Robinson Cano finished with a .914 OPS. Adrian Beltre finished with a .919 OPS. If Adrian Beltre were in the Yankee lineup instead of Robinson Cano, do you think the TBS announcers talk about him in the same way? From watching, you'd think Cano was the most dangerous hitter in baseball, instead of a guy who's good.
- I can't tell you how many times those same TBS announcers got on the Rangers for letting CC Sabathia and Phil Hughes get out of jams. It's almost like the Rangers didn't score 12 runs against them in eight combined innings of work. In Ernie Johnson's mind, any stranded baserunner is an unforgivably wasted opportunity. Sure, the Rangers stranded 11 baserunners against Sabathia and Hughes. They also scored 12 of them. A team that regrets not cashing in on every single baserunner is a team that hangs itself in an asylum closet by June.
- Brian Wilson posted a 1.81 ERA this season, with 93 strikeouts in 74.2 innings.
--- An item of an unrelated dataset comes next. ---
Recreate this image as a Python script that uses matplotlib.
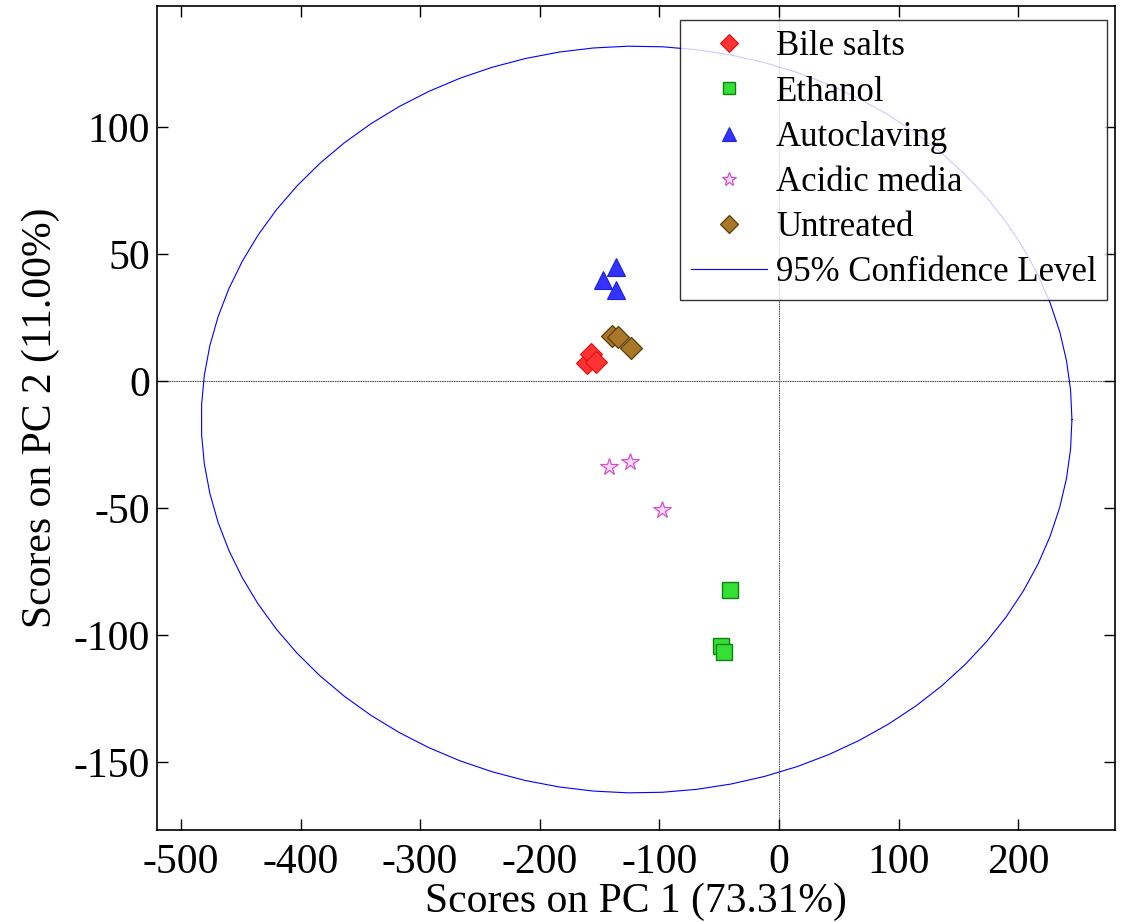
import numpy as np
import matplotlib
matplotlib.use("Agg")
import matplotlib.pyplot as plt

plt.rcParams['font.family'] = ['Liberation Serif', 'DejaVu Serif']
plt.rcParams['axes.unicode_minus'] = False

# PCA scores (PC1, PC2)
bile_x = [-160.5, -157.0, -153.0]
bile_y = [7.1, 10.6, 7.5]
ethanol_x = [-41.0, -48.5, -46.0]
ethanol_y = [-82.3, -104.3, -106.7]
autoclave_x = [-136.0, -147.0, -136.0]
autoclave_y = [45.0, 40.0, 36.0]
acidic_x = [-142.0, -124.6, -97.8]
acidic_y = [-33.5, -31.9, -50.8]
untreated_x = [-139.6, -134.6, -123.7]
untreated_y = [18.0, 17.3, 13.0]

# 95% confidence ellipse
ell_center = (-119.0, -15.0)
ell_radii = (364.0, 147.0)

x_ticks = [-500, -400, -300, -200, -100, 0, 100, 200]
y_ticks = [-150, -100, -50, 0, 50, 100]


def main():
    fig = plt.figure(figsize=(11.25, 9.22), dpi=100)
    ax = fig.add_axes([157 / 1125, 1 - 830 / 922, 958 / 1125, 824 / 922])

    ax.axhline(0, color='0.35', lw=0.8, ls=(0, (1.5, 0.6)), zorder=1)
    ax.axvline(0, color='0.35', lw=0.8, ls=(0, (1.5, 0.6)), zorder=1)

    ax.plot(bile_x, bile_y, 'D', ms=11, mfc='#ff3333', mec='#e01010',
            mew=0.8, label='Bile salts', zorder=3)
    ax.plot(ethanol_x, ethanol_y, 's', ms=11, mfc='#33e033', mec='#108010',
            mew=1.0, label='Ethanol', zorder=3)
    ax.plot(autoclave_x, autoclave_y, '^', ms=13, mfc='#3333ff', mec='#2020e0',
            mew=0.8, label='Autoclaving', zorder=3)
    ax.plot(acidic_x, acidic_y, '*', ms=13, mfc='#ffd8ff', mec='#d050d0',
            mew=0.9, label='Acidic media', zorder=3)
    ax.plot(untreated_x, untreated_y, 'D', ms=11, mfc='#a87828', mec='#5a3c0a',
            mew=0.9, label='Untreated', zorder=3)

    t = np.linspace(0, 2 * np.pi, 80)
    ax.plot(ell_center[0] + ell_radii[0] * np.cos(t),
            ell_center[1] + ell_radii[1] * np.sin(t),
            color='#0000ff', lw=0.8, label='95% Confidence Level', zorder=2)

    ax.set_xlim(-520, 281)
    ax.set_ylim(-176.6, 147.8)
    ax.set_xticks(x_ticks)
    ax.set_yticks(y_ticks)
    ax.tick_params(direction='in', length=8, width=1, labelsize=30,
                   top=True, right=True)
    ax.tick_params(axis='x', pad=10)
    ax.tick_params(axis='y', pad=5)
    for sp in ax.spines.values():
        sp.set_linewidth(1.2)

    ax.set_xlabel('Scores on PC 1 (73.31%)', fontsize=30, labelpad=0)
    ax.set_ylabel('Scores on PC 2 (11.00%)', fontsize=30, labelpad=10)

    leg = ax.legend(loc='upper right', bbox_to_anchor=(1107 / 1125, 1 - 20 / 922),
                    bbox_transform=fig.transFigure, borderaxespad=0,
                    fontsize=25, frameon=True, fancybox=False, edgecolor='black',
                    handlelength=2.2, handletextpad=0.25, labelspacing=0.35,
                    borderpad=0.3, markerscale=0.8)
    leg.get_frame().set_linewidth(1.0)

    fig.savefig('out.png', dpi=100)


if __name__ == "__main__":
    main()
But having watched him a bunch of times over the past few weeks, I get what Giants fans mean when they say he always finds a way to make things interesting. I know pretty much every team's fans say that about their closer, but it's undeniably true with Wilson. He puts guys on base, or if he doesn't put guys on base, he gets into deep counts and almost puts guys on base, such that when he finally seals the deal, the relief of tension is overpowering.
It's a testament to the awesomeness of Mariano Rivera, or the awesomeness of the old J.J. Putz. Those are guys who feel automatic. Old Trevor Hoffman, too. A bunch of closers end up with really good numbers every season. But it's rare that a closer actually makes the fans feel comfortable and confident when he comes in. Wilson doesn't. Heath Bell doesn't. Carlos Marmol doesn't. Rafael Soriano doesn't. Rivera does. Putz and Hoffman did. That's incredible to me. The true shutdown closer is as rare a specimen as the gifted all-around shortstop.
- Postseason heroes so far: the .301-slugging Elvis Andrus, and the we-don't-want-you-but-we-know-the-Cody Ross. Once you liberate yourself from the desire to see the playoffs crown the best team in baseball, the whole thing is really quite amazing.
Man 1: Roy Halladay gave up two home runs tonight.
Man 2: Who hit them?
Man 1: Cody Ross.
Man 2: Well sure!
It's a month-long spectacle presenting the viewer with storylines he won't realize don't make any sense until it's all done. Cody Ross hit two homers against the best pitcher in baseball. Elvis Andrus stole home against the Yankees. These are events, from today.
-want-you waiver claim
- I know I'm not the first person to point this out, but the Phillies allowed a critical insurance run when Raul Ibanez couldn't handle a fly ball off the bat of a left fielder the Phillies let get away because they didn't like the way he played defense.
- The one inside fastball Brian Wilson threw to a left-handed hitter was his last one of the game, to Shane Victorino. It was 96 miles per hour, and it completely tied him up for an awkward swinging strikeout. I'm not going to critique or defend Wilson's plan of attack, but when you're a lefty, and you see all these pitches to lefties staying away away away, the perceived velocity of a more inside fastball like that last one must be like 190. It was the punchline to a 32-pitch setup.
- Tim Lincecum and Roy Halladay allowed seven runs in 14 innings, with three walks and 15 strikeouts, despite a funny strike zone, and people are disappointed. They are both so good.